The problem is that you are matching value with immediate next value in array, in array that is sorted already it will work, but not on unsorted one. So try to sort the array first and then run your code.
Edit :
Looks like sorting is added in code,
But another condition => if there is number that is repeated more than twice it should be handled and only appear once in stack, if that is required.
This will : console.log(duplicate([1,2,1,2,2,3,3]))
Result this : [1,2,3]
function duplicate(arr) {
var sum = 0;
arr.sort();
var stack = [];
for(var i = 0; i < arr.length; i++){
if (arr[i] === arr[i+1]) {
if(stack.length == 0 || (arr[i] != stack[stack.length-1])){
stack.push(arr[i])
}
}
}
return stack;
}
you can use JS Array.reduce method to accomplish your requirement in a shorter way
function sumDplicates(arr) {
return arr.reduce(function(tot, val, index, _arr) {
if (_arr.lastIndexOf(val) > index || _arr.indexOf(val) != index)
return tot + val;
return tot
}, 0)
}
console.log(sumDplicates([1, 1, 2, 3, 3]));
console.log(sumDplicates([1, 2, 1, 2, 2, 3, 3]));
You can pursue your original sorting approach with a slight modification:
if (arr[i] === arr[i + 1] || arr[i] === arr[i - 1])
That is, check if the previous or the next element in the sorted array is equal to the current element for it to qualify as a duplicate.
The following solution accomplishes this with filter and reduce:
function duplicate(array) {
return array
.sort((a, b) => a - b)
.filter((a, i, arr) => (arr[i] === arr[i + 1] || arr[i] === arr[i - 1]))
.reduce((a, b) => a + b, 0);
}
console.log(duplicate([1, 1, 2, 3, 3]));
console.log(duplicate([1, 2, 1, 2, 3, 3]));
Array.reduce() and Array.lastIndexOf() will simply solve your problem.
function sum(arr)
{
return arr.reduce(function(sum, item){
return arr.lastIndexOf(item)!==arr.indexOf(item) ? sum+=item : sum;
},0)
}
console.log(sum([1,1,2,3,3]));
console.log(sum([1,2,3,4]));
console.log(sum([1,2,2,3,4]));
console.log(sum([1,1,2,2,3,3,4,4]));
Though I don't know much about JavaScript, If I were you, I would have simply kept a temporary array, which copies all the duplicate variables and then use that array for sum.

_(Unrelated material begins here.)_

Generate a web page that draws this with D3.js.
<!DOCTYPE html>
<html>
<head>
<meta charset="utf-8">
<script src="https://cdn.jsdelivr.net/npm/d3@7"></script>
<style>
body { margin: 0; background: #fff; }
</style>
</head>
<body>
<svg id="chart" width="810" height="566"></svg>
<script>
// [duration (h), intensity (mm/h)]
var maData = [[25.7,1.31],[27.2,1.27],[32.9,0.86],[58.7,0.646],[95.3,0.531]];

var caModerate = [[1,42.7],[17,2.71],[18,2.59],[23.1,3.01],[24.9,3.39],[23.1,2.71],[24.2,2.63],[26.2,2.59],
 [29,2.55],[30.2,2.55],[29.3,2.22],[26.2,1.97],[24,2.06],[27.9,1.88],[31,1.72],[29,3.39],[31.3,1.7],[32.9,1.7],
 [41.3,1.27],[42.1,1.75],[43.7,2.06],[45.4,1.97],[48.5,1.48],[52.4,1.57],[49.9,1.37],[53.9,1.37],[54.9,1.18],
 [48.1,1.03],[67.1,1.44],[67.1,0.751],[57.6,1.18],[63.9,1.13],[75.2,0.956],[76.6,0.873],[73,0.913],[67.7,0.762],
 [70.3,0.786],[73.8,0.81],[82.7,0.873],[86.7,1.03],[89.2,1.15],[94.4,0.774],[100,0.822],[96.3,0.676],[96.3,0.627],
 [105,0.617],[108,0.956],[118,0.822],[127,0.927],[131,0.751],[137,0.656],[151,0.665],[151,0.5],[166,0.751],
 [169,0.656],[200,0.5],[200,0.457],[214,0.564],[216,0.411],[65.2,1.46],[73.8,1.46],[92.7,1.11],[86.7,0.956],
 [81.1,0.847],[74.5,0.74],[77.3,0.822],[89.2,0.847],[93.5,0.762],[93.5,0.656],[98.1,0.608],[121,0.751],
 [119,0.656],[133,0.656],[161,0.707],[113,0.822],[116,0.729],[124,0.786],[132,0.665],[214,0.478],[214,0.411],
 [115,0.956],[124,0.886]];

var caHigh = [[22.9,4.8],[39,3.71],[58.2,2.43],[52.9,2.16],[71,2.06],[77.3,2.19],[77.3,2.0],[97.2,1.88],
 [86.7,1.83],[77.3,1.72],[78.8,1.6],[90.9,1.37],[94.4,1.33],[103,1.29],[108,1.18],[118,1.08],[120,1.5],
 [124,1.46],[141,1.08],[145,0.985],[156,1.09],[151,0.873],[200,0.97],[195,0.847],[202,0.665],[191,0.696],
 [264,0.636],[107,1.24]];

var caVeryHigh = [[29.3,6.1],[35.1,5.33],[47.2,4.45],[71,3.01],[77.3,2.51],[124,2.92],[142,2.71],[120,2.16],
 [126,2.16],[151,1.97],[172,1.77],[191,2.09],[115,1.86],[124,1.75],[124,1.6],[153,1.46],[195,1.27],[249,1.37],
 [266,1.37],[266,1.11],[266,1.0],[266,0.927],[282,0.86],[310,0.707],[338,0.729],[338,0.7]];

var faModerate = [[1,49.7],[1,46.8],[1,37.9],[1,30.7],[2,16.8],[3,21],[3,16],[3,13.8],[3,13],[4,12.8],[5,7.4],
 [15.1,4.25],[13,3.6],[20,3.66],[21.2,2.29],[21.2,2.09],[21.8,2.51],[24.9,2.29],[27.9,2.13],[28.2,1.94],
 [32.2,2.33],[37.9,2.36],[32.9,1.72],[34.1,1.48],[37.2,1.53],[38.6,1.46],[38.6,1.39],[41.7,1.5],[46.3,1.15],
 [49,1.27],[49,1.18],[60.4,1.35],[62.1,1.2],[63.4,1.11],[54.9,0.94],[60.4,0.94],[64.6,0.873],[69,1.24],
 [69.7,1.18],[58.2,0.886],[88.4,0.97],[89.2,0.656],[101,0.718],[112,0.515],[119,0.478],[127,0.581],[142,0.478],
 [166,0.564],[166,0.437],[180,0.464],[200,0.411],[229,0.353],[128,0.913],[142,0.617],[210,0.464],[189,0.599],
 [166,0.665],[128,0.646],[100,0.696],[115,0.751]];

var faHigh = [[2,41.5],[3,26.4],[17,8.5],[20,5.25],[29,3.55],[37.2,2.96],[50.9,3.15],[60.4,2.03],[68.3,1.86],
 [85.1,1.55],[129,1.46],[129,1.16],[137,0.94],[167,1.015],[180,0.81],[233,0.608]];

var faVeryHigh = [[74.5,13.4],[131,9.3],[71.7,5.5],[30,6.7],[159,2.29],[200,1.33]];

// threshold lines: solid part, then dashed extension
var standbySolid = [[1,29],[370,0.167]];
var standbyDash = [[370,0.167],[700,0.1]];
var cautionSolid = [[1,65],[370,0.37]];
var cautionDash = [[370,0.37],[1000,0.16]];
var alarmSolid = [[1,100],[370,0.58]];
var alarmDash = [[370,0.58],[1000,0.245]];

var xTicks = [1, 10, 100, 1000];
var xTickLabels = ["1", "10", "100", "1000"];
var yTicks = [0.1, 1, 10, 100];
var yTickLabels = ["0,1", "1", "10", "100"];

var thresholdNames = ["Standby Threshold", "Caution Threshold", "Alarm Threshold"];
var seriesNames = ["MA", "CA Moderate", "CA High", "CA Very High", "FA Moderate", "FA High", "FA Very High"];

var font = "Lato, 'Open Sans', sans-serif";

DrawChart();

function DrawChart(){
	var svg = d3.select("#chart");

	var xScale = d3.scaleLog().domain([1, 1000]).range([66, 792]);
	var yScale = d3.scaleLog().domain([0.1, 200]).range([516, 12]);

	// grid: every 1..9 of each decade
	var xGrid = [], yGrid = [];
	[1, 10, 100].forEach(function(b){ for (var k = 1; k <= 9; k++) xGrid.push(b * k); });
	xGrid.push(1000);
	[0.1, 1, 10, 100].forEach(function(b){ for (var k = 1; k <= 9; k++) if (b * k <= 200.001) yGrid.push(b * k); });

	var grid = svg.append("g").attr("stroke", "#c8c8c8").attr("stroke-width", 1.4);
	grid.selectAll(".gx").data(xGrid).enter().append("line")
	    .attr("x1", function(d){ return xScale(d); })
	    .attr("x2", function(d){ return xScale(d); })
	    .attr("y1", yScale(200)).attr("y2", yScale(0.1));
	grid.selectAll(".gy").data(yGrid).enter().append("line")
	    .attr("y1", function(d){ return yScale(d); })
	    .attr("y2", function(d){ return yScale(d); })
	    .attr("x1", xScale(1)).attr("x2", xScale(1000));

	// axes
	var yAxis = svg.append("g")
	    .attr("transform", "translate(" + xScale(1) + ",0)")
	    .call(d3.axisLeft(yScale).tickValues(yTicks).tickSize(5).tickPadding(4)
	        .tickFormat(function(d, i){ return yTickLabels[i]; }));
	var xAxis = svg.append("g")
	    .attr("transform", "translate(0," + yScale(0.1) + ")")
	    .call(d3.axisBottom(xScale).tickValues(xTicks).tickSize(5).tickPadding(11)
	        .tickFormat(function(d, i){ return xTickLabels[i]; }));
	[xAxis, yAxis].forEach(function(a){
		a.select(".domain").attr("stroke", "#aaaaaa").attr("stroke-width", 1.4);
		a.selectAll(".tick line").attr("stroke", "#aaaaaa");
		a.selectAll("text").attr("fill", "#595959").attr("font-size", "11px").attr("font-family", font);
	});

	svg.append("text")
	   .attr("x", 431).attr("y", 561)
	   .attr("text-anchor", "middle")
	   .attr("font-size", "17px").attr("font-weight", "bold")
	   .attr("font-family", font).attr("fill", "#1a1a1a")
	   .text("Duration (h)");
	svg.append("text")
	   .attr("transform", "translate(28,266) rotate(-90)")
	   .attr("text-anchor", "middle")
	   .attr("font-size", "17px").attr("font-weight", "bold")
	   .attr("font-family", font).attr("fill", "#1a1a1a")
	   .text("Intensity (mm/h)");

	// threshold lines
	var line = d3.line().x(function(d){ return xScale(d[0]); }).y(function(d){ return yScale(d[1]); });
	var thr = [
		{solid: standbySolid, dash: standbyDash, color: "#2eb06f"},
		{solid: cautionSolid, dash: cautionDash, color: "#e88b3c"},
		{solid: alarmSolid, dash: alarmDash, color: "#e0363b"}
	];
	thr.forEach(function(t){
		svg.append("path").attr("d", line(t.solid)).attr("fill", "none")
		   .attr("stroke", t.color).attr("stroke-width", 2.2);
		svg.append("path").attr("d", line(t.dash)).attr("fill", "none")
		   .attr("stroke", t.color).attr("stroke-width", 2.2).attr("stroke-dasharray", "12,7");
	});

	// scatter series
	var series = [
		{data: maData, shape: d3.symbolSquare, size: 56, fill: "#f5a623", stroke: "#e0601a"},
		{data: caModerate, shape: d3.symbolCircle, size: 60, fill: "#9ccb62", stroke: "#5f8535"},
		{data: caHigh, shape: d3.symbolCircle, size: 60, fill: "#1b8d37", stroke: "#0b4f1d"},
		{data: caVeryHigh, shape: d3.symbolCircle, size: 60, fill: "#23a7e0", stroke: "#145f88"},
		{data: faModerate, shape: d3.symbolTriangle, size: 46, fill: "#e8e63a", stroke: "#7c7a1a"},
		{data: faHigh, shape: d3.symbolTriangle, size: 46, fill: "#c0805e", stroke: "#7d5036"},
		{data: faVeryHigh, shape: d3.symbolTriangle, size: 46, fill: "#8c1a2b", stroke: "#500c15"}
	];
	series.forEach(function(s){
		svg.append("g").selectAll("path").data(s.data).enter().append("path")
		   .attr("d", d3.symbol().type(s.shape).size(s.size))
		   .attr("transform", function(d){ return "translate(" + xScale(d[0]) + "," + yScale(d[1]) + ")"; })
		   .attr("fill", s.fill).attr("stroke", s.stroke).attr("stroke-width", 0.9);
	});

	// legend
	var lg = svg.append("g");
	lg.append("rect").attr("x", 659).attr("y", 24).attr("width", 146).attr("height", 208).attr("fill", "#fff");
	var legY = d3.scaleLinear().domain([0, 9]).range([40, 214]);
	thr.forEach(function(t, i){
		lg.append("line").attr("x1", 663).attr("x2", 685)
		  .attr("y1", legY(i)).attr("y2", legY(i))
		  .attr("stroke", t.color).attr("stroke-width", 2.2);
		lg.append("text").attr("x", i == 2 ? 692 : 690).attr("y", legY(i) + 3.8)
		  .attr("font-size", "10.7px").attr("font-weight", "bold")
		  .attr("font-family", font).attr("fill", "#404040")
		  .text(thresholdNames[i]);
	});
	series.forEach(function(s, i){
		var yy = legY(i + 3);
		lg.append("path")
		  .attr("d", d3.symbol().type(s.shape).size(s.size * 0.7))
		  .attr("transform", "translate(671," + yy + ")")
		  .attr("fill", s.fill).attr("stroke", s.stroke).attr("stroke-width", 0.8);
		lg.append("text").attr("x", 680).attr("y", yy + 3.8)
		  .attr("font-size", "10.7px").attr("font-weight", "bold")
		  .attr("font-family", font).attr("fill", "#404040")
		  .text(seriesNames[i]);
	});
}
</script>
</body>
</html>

Also, if you want to add the particular number as many times as it appears, I will suggest creating a table like the one in sparse matrices
and then referring to it during addition.
This logic, though not space efficient, is very easy to implement.

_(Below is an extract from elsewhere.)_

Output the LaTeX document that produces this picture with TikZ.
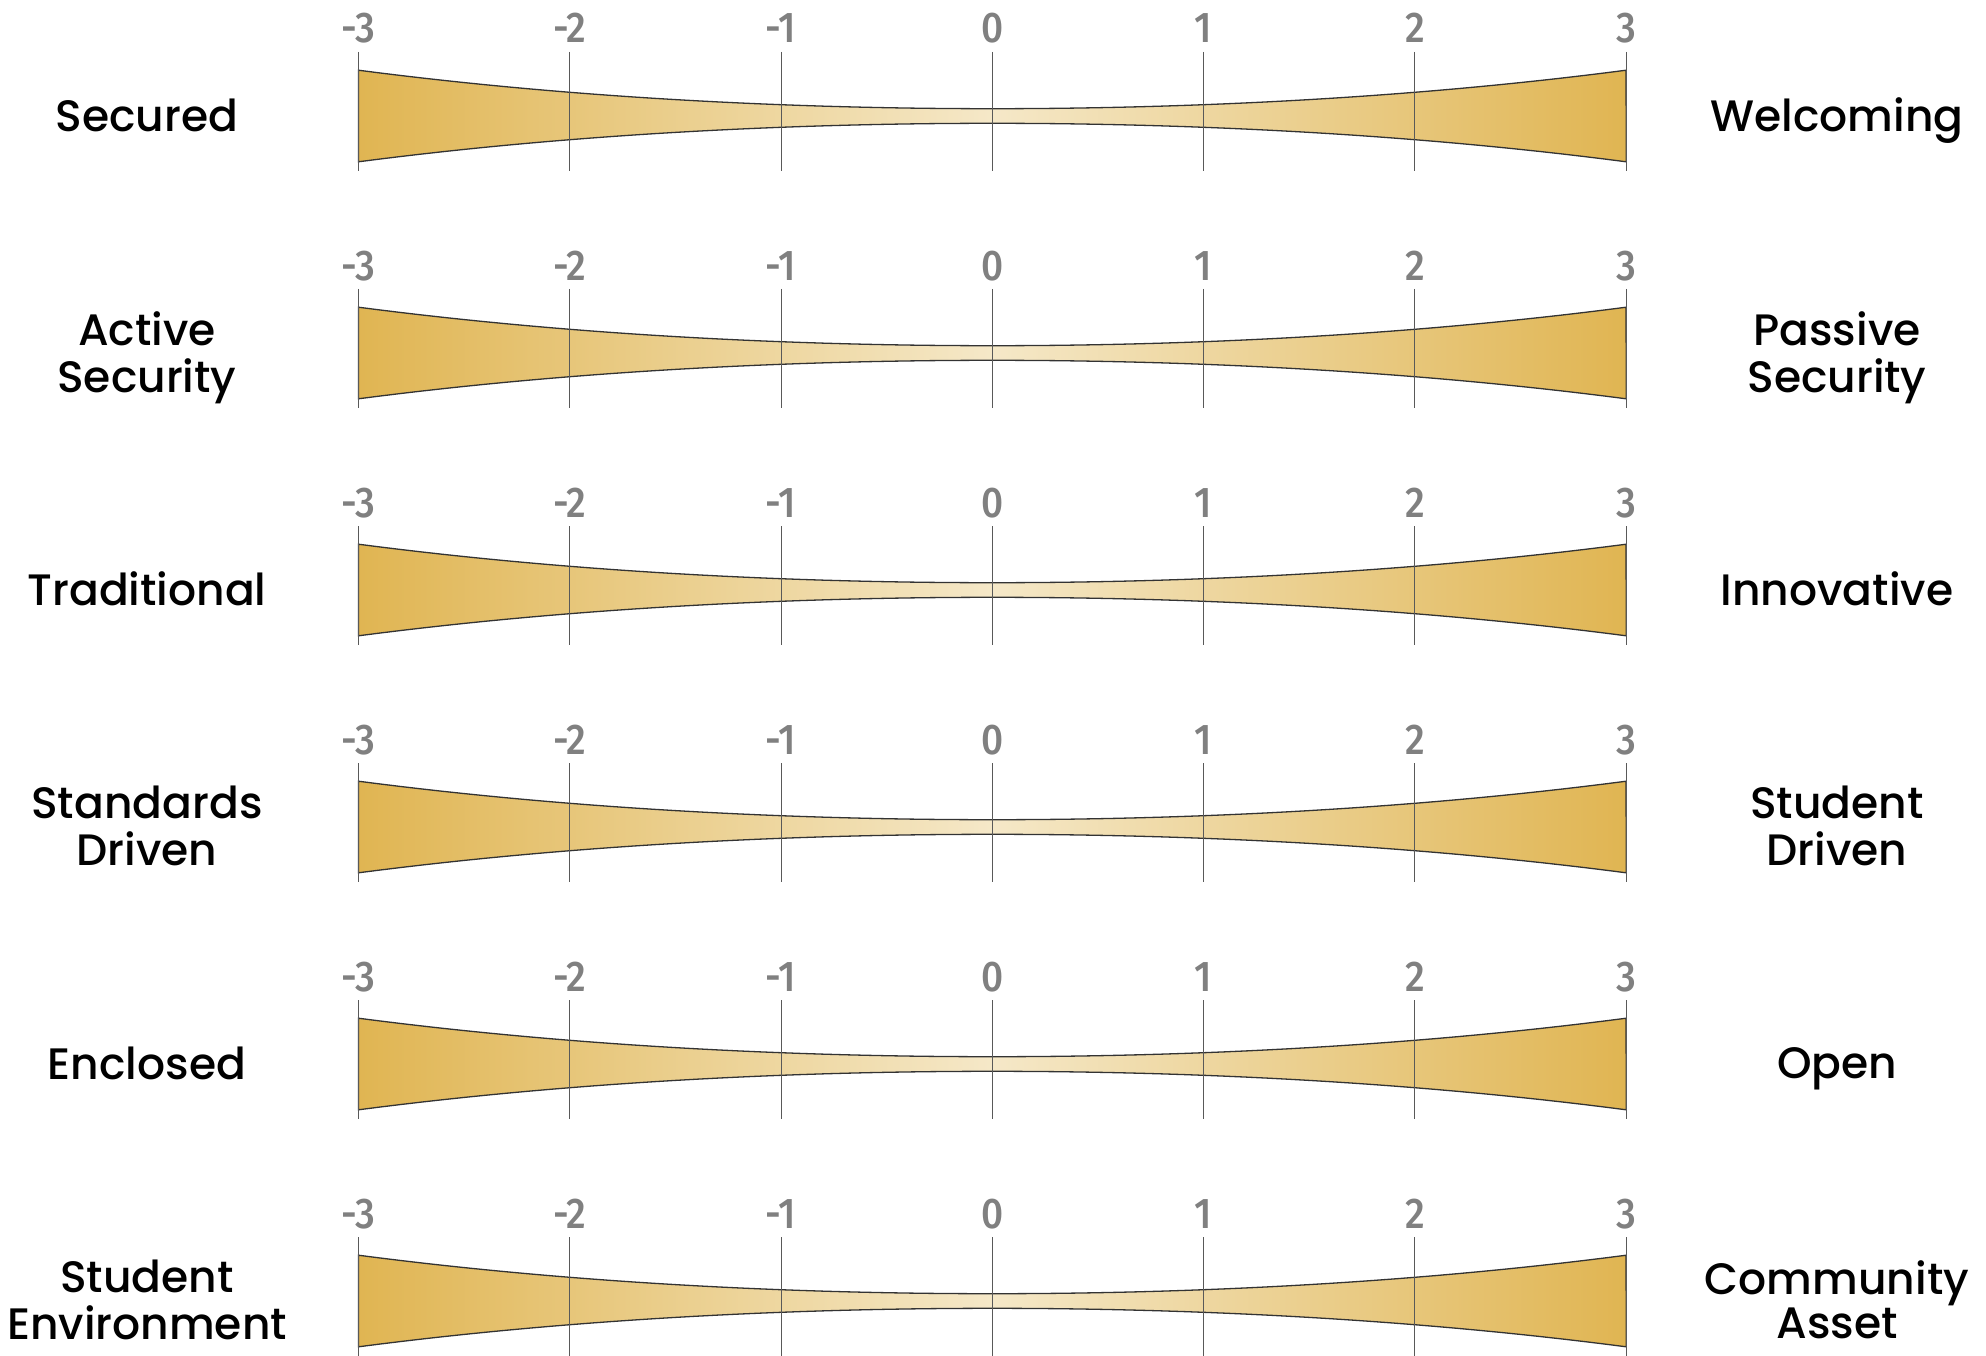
\documentclass[tikz,border=0pt]{standalone}
\usepackage{fontspec}
\setmainfont{Poppins}[UprightFont=* Medium]
\newfontfamily\numfont{Fira Sans}[UprightFont=* Medium]
\definecolor{goldend}{HTML}{E0B552}
\definecolor{goldmid}{HTML}{F5E8C8}
\definecolor{numgray}{HTML}{808080}
\newcommand{\labline}[1]{\vphantom{Ag}#1}
\begin{document}
\begin{tikzpicture}[x=1pt,y=1pt,
  band/.style={draw=black!80,line width=1.3pt,left color=goldend,right color=goldend,middle color=goldmid},
  tickline/.style={draw=black!65,line width=1pt},
  num/.style={anchor=base,text=numgray,inner sep=0pt,font=\numfont\fontsize{43}{43}\selectfont},
  lab/.style={align=center,inner sep=0pt,font=\fontsize{44}{44}\selectfont}]
\useasboundingbox (0,0) rectangle (1986,-1356);
\foreach \c/\lt/\rt [count=\i] in {
  -116/\labline{Secured}/\labline{Welcoming},
  -353/{\labline{Active}\\\labline{Security}}/{\labline{Passive}\\\labline{Security}},
  -590/\labline{Traditional}/\labline{Innovative},
  -827/{\labline{Standards}\\\labline{Driven}}/{\labline{Student}\\\labline{Driven}},
  -1064/\labline{Enclosed}/\labline{Open},
  -1301/{\labline{Student}\\\labline{Environment}}/{\labline{Community}\\\labline{Asset}}}{
  \shade[band] plot[domain=-3:3,samples=61] ({992.3+211.3*\x},{\c+7.3+3.965*(\x)*(\x)+0.0347*(\x)*(\x)*(\x)*(\x)})
     -- plot[domain=3:-3,samples=61] ({992.3+211.3*\x},{\c-7.3-3.965*(\x)*(\x)-0.0347*(\x)*(\x)*(\x)*(\x)}) -- cycle;
  \foreach \k [count=\j] in {-3,...,3}{
    \draw[tickline] ({992.3+211.3*\k},\c+64) -- ({992.3+211.3*\k},\c-55);
    \node[num] (n\i x\j) at ({992.3+211.3*\k},\c+73) {\scalebox{0.9}[1]{\k}};
  }
  \node[lab] (L\i) at (147,\c-5) {\lt};
  \node[lab] (R\i) at (1837,\c-5) {\rt};
}
\end{tikzpicture}
\end{document}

Here is an approach with a single Array.reduce and nothing else. No Array.indexOf or Array.lastIndexOf. Although it might not be as concise it does not traverse the array looking for indexes multiple times nor does any Array.filter:
const sumDubs = arr => arr.reduce((r,c) => {
if(r[c]) {
r[c] += 1
r.sum += r[c] > 2 ? (r[c]*c) - ((r[c]-1)*c) : r[c]*c
} else r[c] = 1
return r
}, { sum: 0 }).sum
console.log(sumDubs([1, 1, 2, 3, 3])) // 8
console.log(sumDubs([1, 2, 1, 2, 2, 3, 3])) // 14
console.log(sumDubs([1, 2, 1, 2, 2, 3, 3, 3, 1, 2, 4, 4])) // 28
The idea is to keep track of the on-going sum via a property in the accumulator of the Array.reduce and simply keep calculating the sum based on which number is duplicated and more importantly how many times.